Nesse domínio, a tarefa central da política emancipatória do nosso tempo
consiste em transformar a conceitualização e prática dos direitos humanos de um
localismo globalizado em um projeto cosmopolita”. Pp. 18.
· Premissas da
transformação dos direitos humanos, de localismo globalizado em projeto
cosmopolita >>>
a)
Superação
do debate entre universalismo e relativismo cultural. Debate intrinsecamente falso,
cujas polaridades são igualmente prejudiciais para uma concepção emancipatória
dos direitos humanos. Contra o universalismo, há que se propor diálogos
interculturais acerca de preocupações semelhantes. Contra o relativismo, há que
se desenvolver critérios para distinguir política progressista de política
conservadora; capacitação e desarme; emancipação e regulação.
b)
Superação
da noção de dignidade humana necessariamente atrelada à noção de direitos
humanos. Todas as culturas possuem alguma noção de dignidade humana, mas nem
todas adotam a ótica dos direitos para compreendê-la. Cabe, então, investigar
as preocupações comuns, escondidas sob denominações ou conceitos distintos.
c)
Superação
da ideia de que a nossa cultura tem mais informações que as demais acerca da dignidade
humana. Todas as culturas são incompletas e problemáticas no que toca à noção
de dignidade humana. Cabe aumentar a consciência acerca da incompletude dessa
noção de dignidade humana em sua própria cultura. Assim, há espaço para a concepção
multicultural de diretos humanos.
d)
As
culturas possuem noções diferentes do que vem a ser a dignidade humana, algumas
mais amplas do que outras.
e)
Todas
as culturas tendem a distribuir as pessoas e os grupos sociais entre dois
princípios competitivos de pertença hierárquica: o princípio da igualdade e o
princípio da diferença.
A hermenêutica
diatópica
· Diálogo intercultural
>>>
Troca de saberes, troca de culturas, troca de universos de sentido.
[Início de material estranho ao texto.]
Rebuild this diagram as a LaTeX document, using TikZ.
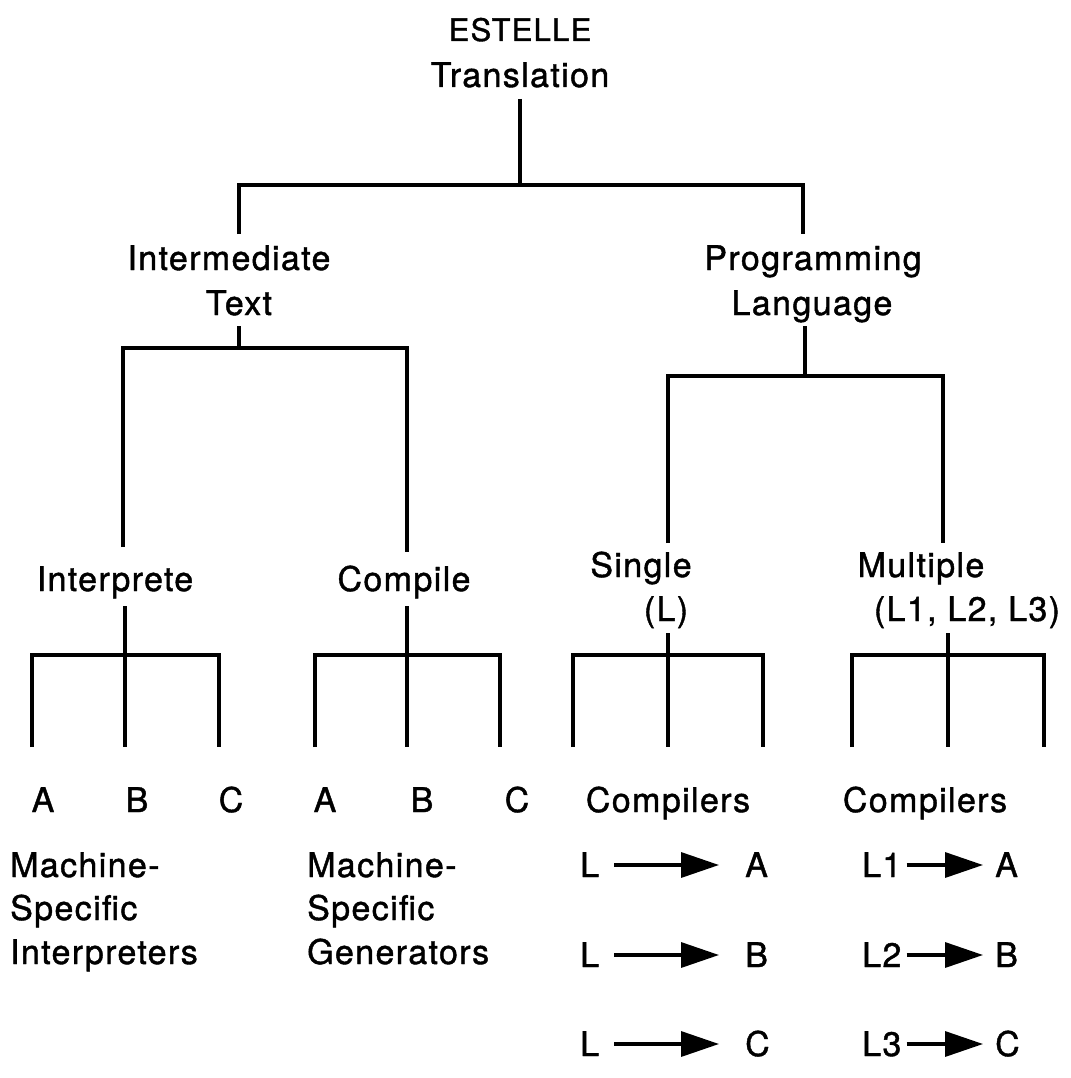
\documentclass[tikz,border=0pt]{standalone}
\usepackage{fontspec}
\setmainfont{TeX Gyre Heros}[LetterSpace=4,FakeBold=1.2]
\usetikzlibrary{arrows.meta}
\begin{document}
\begin{tikzpicture}[x=1pt,y=-1pt,
  lbl/.style={anchor=base,inner sep=0pt,font=\fontsize{34}{40}\selectfont},
  lleft/.style={lbl,anchor=base west},
  tree/.style={line width=3.8pt,line cap=butt,line join=miter},
  conv/.style={line width=3.4pt,-{Triangle[length=38pt,width=25pt]}}]
\useasboundingbox[fill=white] (0,0) rectangle (1070,1078);

% ---- labels ----
\node[lbl,font=\fontsize{31}{34}\selectfont] (est) at (520,41) {ESTELLE};
\node[lbl] (trans) at (520,87) {Translation};

\node[lbl] (inter) at (229,270) {Intermediate};
\node[lbl] (itext) at (239,315) {Text};
\node[lbl] (prog) at (813,270) {Programming};
\node[lbl] (lang) at (812,315) {Language};

\node[lbl] (interp) at (115,591) {Interprete};
\node[lbl] (comp) at (404,591) {Compile};
\node[lbl] (single) at (641,577) {Single};
\node[lbl] (sl) at (666,621) {(L)};
\node[lbl] (multi) at (921,577) {Multiple};
\node[lbl] (ml) at (967,621) {(L1, L2, L3)};

\node[lbl] (ia) at (43,812) {A};
\node[lbl] (ib) at (137,812) {B};
\node[lbl] (ic) at (231,812) {C};
\node[lbl] (ca) at (325,812) {A};
\node[lbl] (cb) at (422,812) {B};
\node[lbl] (cc) at (517,812) {C};
\node[lbl] (scomp) at (668,812) {Compilers};
\node[lbl] (mcomp) at (925,812) {Compilers};

\node[lleft] (mi1) at (10,877) {Machine-};
\node[lleft] (mi2) at (10,920) {Specific};
\node[lleft] (mi3) at (10,964) {Interpreters};
\node[lleft] (mg1) at (307,877) {Machine-};
\node[lleft] (mg2) at (307,920) {Specific};
\node[lleft] (mg3) at (307,964) {Generators};

% ---- compiler mappings ----
\foreach \r/\y/\t in {1/877/A,2/967/B,3/1056/C}{
  \node[lleft] (sl\r) at (580,\y) {L};
  \node[lleft] (st\r) at (745,\y) {\t};
  \draw[conv] ([xshift=15pt,yshift=12pt]sl\r.base east) -- ([xshift=-26pt,yshift=12pt]st\r.base west);
  \node[lleft] (ml\r) at (862,\y) {L\r};
  \node[lleft] (mt\r) at (995,\y) {\t};
  \draw[conv] ([xshift=5pt,yshift=12pt]ml\r.base east) -- ([xshift=-12pt,yshift=12pt]mt\r.base west);
}

% ---- tree: first level ----
\coordinate (root) at (520,99);
\coordinate (rootbar) at (520,185);
\coordinate (itop) at (239,234);
\coordinate (ptop) at (803,234);
\draw[tree] (root) -- (rootbar);
\draw[tree] (itop) |- (rootbar) -| (ptop);

% ---- tree: second level, intermediate text ----
\coordinate (ibot) at (239,326);
\coordinate (ibar) at (239,348);
\coordinate (interptop) at (123,547);
\coordinate (comptop) at (407,552);
\draw[tree] (ibot) -- (ibar);
\draw[tree] (interptop) |- (ibar) -| (comptop);

% ---- tree: second level, programming language ----
\coordinate (pbot) at (805,326);
\coordinate (pbar) at (805,376);
\coordinate (singletop) at (668,543);
\coordinate (multitop) at (943,543);
\draw[tree] (pbot) -- (pbar);
\draw[tree] (singletop) |- (pbar) -| (multitop);

% ---- tree: three-way splits ----
\foreach \n/\l/\c/\r/\t in {i/32/125/219/606, c/315/407/500/606, s/573/668/763/633, m/852/948/1044/633}{
  \coordinate (\n-top) at (\c,\t);
  \coordinate (\n-bar) at (\c,655);
  \coordinate (\n-a) at (\l,747);
  \coordinate (\n-b) at (\c,747);
  \coordinate (\n-c) at (\r,747);
  \draw[tree] (\n-top) -- (\n-b);
  \draw[tree] (\n-a) |- (\n-bar) -| (\n-c);
}
\end{tikzpicture}
\end{document}
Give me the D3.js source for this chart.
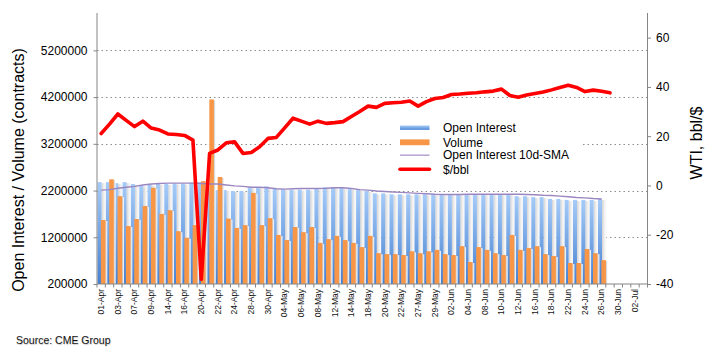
<!DOCTYPE html>
<html><head><meta charset="utf-8">
<script src="https://cdn.jsdelivr.net/npm/d3@7/dist/d3.min.js"></script>
<style>
html,body{margin:0;padding:0;background:#fff;}
svg{display:block;font-family:"Liberation Sans",Arial,sans-serif;}
</style></head>
<body><svg id="c" width="711" height="357"></svg>
<script>
const categories = ["01-Apr","02-Apr","03-Apr","06-Apr","07-Apr","08-Apr","09-Apr","13-Apr","14-Apr","15-Apr","16-Apr","17-Apr","20-Apr","21-Apr","22-Apr","23-Apr","24-Apr","27-Apr","28-Apr","29-Apr","30-Apr","01-May","04-May","05-May","06-May","07-May","08-May","11-May","12-May","13-May","14-May","15-May","18-May","19-May","20-May","21-May","22-May","26-May","27-May","28-May","29-May","01-Jun","02-Jun","03-Jun","04-Jun","05-Jun","08-Jun","09-Jun","10-Jun","11-Jun","12-Jun","15-Jun","16-Jun","17-Jun","18-Jun","19-Jun","22-Jun","23-Jun","24-Jun","25-Jun","26-Jun","29-Jun","30-Jun","01-Jul","02-Jul","03-Jul"];

// Open interest (contracts), 01-Apr .. 26-Jun
const openInterest = [2380000,2380000,2360000,2380000,2340000,2310000,2330000,2340000,2340000,2350000,2350000,2370000,2380000,2250000,2210000,2210000,2190000,2190000,2270000,2270000,2290000,2250000,2230000,2220000,2220000,2220000,2240000,2270000,2270000,2270000,2230000,2220000,2190000,2140000,2140000,2120000,2120000,2120000,2120000,2120000,2120000,2120000,2120000,2120000,2120000,2120000,2120000,2120000,2120000,2120000,2080000,2080000,2060000,2060000,2020000,2020000,2000000,2000000,2000000,2000000,2020000];

// Volume (contracts)
const volume = [1570000,2440000,2080000,1440000,1590000,1870000,2260000,1700000,1780000,1330000,1190000,1460000,2400000,4150000,2490000,1600000,1400000,1460000,2150000,1460000,1610000,1250000,1140000,1420000,1310000,1420000,1080000,1160000,1230000,1140000,1080000,990000,1230000,860000,840000,840000,820000,900000,860000,900000,930000,840000,820000,1010000,670000,990000,930000,860000,820000,1250000,930000,970000,1010000,840000,800000,1010000,650000,650000,950000,860000,710000];

// Open interest 10-day SMA
const oiSMA = [2210000,2220000,2250000,2270000,2290000,2320000,2340000,2350000,2360000,2360000,2360000,2360000,2350000,2340000,2340000,2320000,2300000,2290000,2270000,2270000,2260000,2240000,2230000,2240000,2245000,2245000,2245000,2250000,2260000,2260000,2245000,2220000,2210000,2190000,2180000,2170000,2160000,2150000,2140000,2130000,2120000,2117000,2117000,2117000,2120000,2120000,2120000,2120000,2120000,2120000,2120000,2117000,2110000,2100000,2095000,2080000,2066000,2050000,2044000,2030000,2020000];

// WTI $/bbl, 01-Apr .. 29-Jun
const wti = [21.1,24.9,29.0,26.4,23.9,26.1,23.3,22.5,20.9,20.7,20.3,18.4,-38.1,13.0,14.4,17.3,17.7,13.0,13.4,15.7,19.1,19.5,23.4,27.3,26.1,24.9,26.1,25.2,25.5,25.9,28.0,30.0,32.2,31.7,33.3,33.6,33.8,34.3,32.2,34.0,35.3,35.7,36.9,37.1,37.4,37.6,38.0,38.3,39.1,36.5,35.8,36.7,37.3,37.9,38.8,39.8,40.7,39.8,38.1,38.7,38.2,37.6];

const leftTicks = [200000,1200000,2200000,3200000,4200000,5200000];
const rightTicks = [-40,-20,0,20,40,60];
const seriesNames = ["Open Interest","Volume","Open Interest 10d-SMA","$/bbl"];

const svg = d3.select("#c");
const L = 97, R = 647.5, T = 13, B = 284;

const x = d3.scaleBand().domain(categories).range([L, R]).paddingInner(0).paddingOuter(0);
const yL = d3.scaleLinear().domain([200000, 6000000]).range([B, T]);
const yR = d3.scaleLinear().domain([-40, 70]).range([B, T]);
const bw = x.bandwidth();

const defs = svg.append("defs");
const gBlue = defs.append("linearGradient").attr("id","gBlue").attr("x1",0).attr("y1",0).attr("x2",0).attr("y2",1);
gBlue.append("stop").attr("offset","0%").attr("stop-color","#a6cbf8");
gBlue.append("stop").attr("offset","100%").attr("stop-color","#4581d2");
const gBlueH = defs.append("linearGradient").attr("id","gBlueL").attr("x1",0).attr("y1",0).attr("x2",0).attr("y2",1);
gBlueH.append("stop").attr("offset","0%").attr("stop-color","#a6cbf8");
gBlueH.append("stop").attr("offset","100%").attr("stop-color","#4f8ad6");
const gSh = defs.append("linearGradient").attr("id","gSh").attr("x1",0).attr("y1",0).attr("x2",1).attr("y2",0);
gSh.append("stop").attr("offset","0%").attr("stop-color","#d2d2d2");
gSh.append("stop").attr("offset","60%").attr("stop-color","#f3f3f3");
gSh.append("stop").attr("offset","100%").attr("stop-color","#fafafa");
const gSh2 = defs.append("linearGradient").attr("id","gSh2").attr("x1",0).attr("y1",0).attr("x2",1).attr("y2",0);
gSh2.append("stop").attr("offset","0%").attr("stop-color","#c8c8c8");
gSh2.append("stop").attr("offset","100%").attr("stop-color","#ffffff");

// gridlines
svg.append("g").selectAll("line").data(leftTicks.slice(1)).join("line")
  .attr("x1", L).attr("x2", R).attr("y1", d => Math.round(yL(d))+0.5).attr("y2", d => Math.round(yL(d))+0.5)
  .attr("stroke","#8c8c8c").attr("stroke-width",1).attr("stroke-dasharray","1.5,3");

const oiData = openInterest.map((v,i)=>({c:categories[i], v}));
const volData = volume.map((v,i)=>({c:categories[i], v}));

const blueOff = 0.55, blueW = 4.0, orOff = 3.9, orW = 4.6;
// shadows of OI bars
svg.append("g").selectAll("rect").data(oiData).join("rect")
  .attr("x", d => x(d.c)+blueOff+blueW).attr("width", bw-blueW)
  .attr("y", d => yL(d.v)+1).attr("height", d => B-yL(d.v)-1)
  .attr("fill","url(#gSh)");
// OI bars
svg.append("g").selectAll("rect").data(oiData).join("rect")
  .attr("x", d => x(d.c)+blueOff).attr("width", blueW)
  .attr("y", d => yL(d.v)).attr("height", d => B-yL(d.v))
  .attr("fill","url(#gBlue)");
// volume shadow
svg.append("g").selectAll("rect").data(volData).join("rect")
  .attr("x", d => x(d.c)+orOff+orW).attr("width", 1.8)
  .attr("y", d => yL(d.v)+1).attr("height", d => B-yL(d.v)-1)
  .attr("fill","url(#gSh2)");
// volume bars
svg.append("g").selectAll("rect").data(volData).join("rect")
  .attr("x", d => x(d.c)+orOff).attr("width", orW)
  .attr("y", d => yL(d.v)).attr("height", d => B-yL(d.v))
  .attr("fill","#f79646");

const cx = c => x(c) + bw/2;
// SMA line
svg.append("path").datum(oiSMA)
  .attr("d", d3.line().x((d,i)=>cx(categories[i])).y(d=>yL(d)))
  .attr("fill","none").attr("stroke","#9b86c0").attr("stroke-width",1.4);
// WTI line
svg.append("path").datum(wti)
  .attr("d", d3.line().x((d,i)=>cx(categories[i])).y(d=>yR(d)))
  .attr("fill","none").attr("stroke","#ff0000").attr("stroke-width",3.6)
  .attr("stroke-linejoin","round").attr("stroke-linecap","round");

// axes
const axisColor = "#858585";
const gl = svg.append("g").attr("transform",`translate(${L},0)`)
  .call(d3.axisLeft(yL).tickValues(leftTicks).tickFormat(d3.format("d")).tickSize(3.5).tickPadding(6));
const gr = svg.append("g").attr("transform",`translate(${R},0)`)
  .call(d3.axisRight(yR).tickValues(rightTicks).tickFormat(d => d).tickSize(3.5).tickPadding(5));
const gb = svg.append("g").attr("transform",`translate(0,${B})`)
  .call(d3.axisBottom(x).tickValues(categories.filter((d,i)=>i%2===0)).tickSize(0).tickPadding(0));
[gl,gr].forEach(g=>{
  g.select(".domain").attr("stroke",axisColor).attr("d", `M0,${T}V${B}`);
  g.selectAll(".tick line").attr("stroke",axisColor);
  g.selectAll("text").attr("font-size",12).attr("fill","#000").attr("font-family","Liberation Sans, Arial, sans-serif");
});
gb.select(".domain").attr("stroke",axisColor).attr("d",`M${L},0H${R}`);
gb.selectAll("text")
  .attr("font-size",8.5).attr("fill","#111").attr("font-family","Liberation Sans, Arial, sans-serif")
  .attr("text-anchor","end").attr("transform","rotate(-90)").attr("x",-5).attr("y",0).attr("dy","0.33em");
// category boundary ticks
svg.append("g").selectAll("line").data(categories.concat(["__end"])).join("line")
  .attr("x1",(d,i)=>L+i*bw).attr("x2",(d,i)=>L+i*bw).attr("y1",B).attr("y2",B+3.5)
  .attr("stroke",axisColor);

// axis titles
svg.append("text").attr("transform","translate(24,170) rotate(-90)").attr("text-anchor","middle")
  .attr("font-size",16).attr("fill","#000").text("Open Interest / Volume (contracts)");
svg.append("text").attr("transform","translate(702,143) rotate(-90)").attr("text-anchor","middle")
  .attr("font-size",16).attr("fill","#000").text("WTI, bbl/$");

// source
svg.append("text").attr("x",16).attr("y",344).attr("font-size",10.5).attr("fill","#111")
  .style("text-shadow","0.6px 0.8px 1px rgba(0,0,0,0.22)").text("Source: CME Group");

// legend
const lg = svg.append("g");
lg.append("rect").attr("x",393).attr("y",118).attr("width",190).attr("height",59).attr("fill","#fff");
const rows = [127.7,142.3,155.2,169.3];
const sx0 = 400, sx1 = 429.5;
lg.append("rect").attr("x",sx0).attr("y",rows[0]-2.2).attr("width",sx1-sx0).attr("height",4.4).attr("fill","url(#gBlueL)");
lg.append("rect").attr("x",sx0).attr("y",rows[1]-2.9).attr("width",sx1-sx0).attr("height",5.8).attr("fill","#f79646");
lg.append("line").attr("x1",sx0).attr("x2",sx1).attr("y1",rows[2]).attr("y2",rows[2]).attr("stroke","#b9a9d2").attr("stroke-width",1.6);
lg.append("line").attr("x1",sx0).attr("x2",sx1).attr("y1",rows[3]).attr("y2",rows[3]).attr("stroke","#ff0000").attr("stroke-width",3.6).attr("stroke-linecap","round");
lg.selectAll("text.lt").data(seriesNames).join("text").attr("class","lt")
  .attr("x",443).attr("y",(d,i)=>rows[i]).attr("dy","0.35em").attr("font-size",12).attr("fill","#000").text(d=>d);
</script></body></html>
· Universos de sentido >>>
Constelação de topoi fortes, isto é,
de “lugares comuns”, premissas argumentativas, retóricas e abrangentes a partir
das quais se formam as “evidências” assumidas pelos indivíduos de determinada
cultura.
· Topoi fortes tornam-se vulneráveis quando deslocados para uma
cultura diferente. Compreender uma cultura a partir dos topoi de outra pode ser bastante difícil ou mesmo impossível.
“A
hermenêutica diatópica baseia-se na ideia de que os topoi de uma dada cultura,
por mais fortes que sejam, são tão incompletos quanto a própria cultura a que
pertencem. Tal incompletude não é visível do interior dessa cultura, uma vez
que a aspiração à totalidade induz a que se tome a parte pelo todo. O objetivo
da hermenêutica diatópica não é, porém, atingir a completude — um objetivo
inatingível — e sim ampliar ao máximo a consciência de incompletude mútua
através de um diálogo que se desenrola, por assim dizer, com um pé numa cultura
e outro, noutra”. Pp. 21.
· Exemplo de hermenêutica diatópica >>> A partir do topos do dharma, por exemplo, a noção de “direitos humanos” é muito restrita,
tendo em vista que só se centram nos direitos, uma consequência, ao invés de se
centrarem no imperativo primordial, segundo o qual os indivíduos devem procurar
seu lugar na ordem geral da sociedade e do cosmos. Por outro lado, visto sob o topos dos direitos humanos, o dharma também é incompleto, já que,
preocupado com a harmonia, acaba por ocultar ou por sufocar o conflito, que
poderia ser um caminho para uma harmonia mais rica.
“O
reconhecimento de incompletudes múltiplas é condição sine
qua non para um diálogo intercultural”.
Pp. 23.
· O caráter
emancipatório da hermenêutica diatópica não está garantido a priori e o multiculturalismo pode se revelar mais um rótulo da
política reacionária (exemplo: Primeiro Ministro da Malásia e Gerontocracia
Chinesa). Requisitos para prevenir essa perversão:
a)
Das
diferentes versões de uma dada cultura, deve ser escolhida a que representa o
círculo mais amplo de reciprocidade, a versão que vai mais longe no reconhecimento
do outro.
b)
Dado
que todas as culturas tendem a dividir as pessoas entre iguais e diferentes: as
pessoas e os grupos devem ter direito de ser iguais quando a diferença os
inferioriza; devem ter direito de ser diferentes quando a igualdade os
descaracteriza. Pp. 28.
Conclusão
· Compete à
hermenêutica diatópica transformar os direitos humanos em uma política
cosmopolita que conecte as aspirações locais por emancipação, tornando-as
mutuamente inteligíveis e traduzíveis.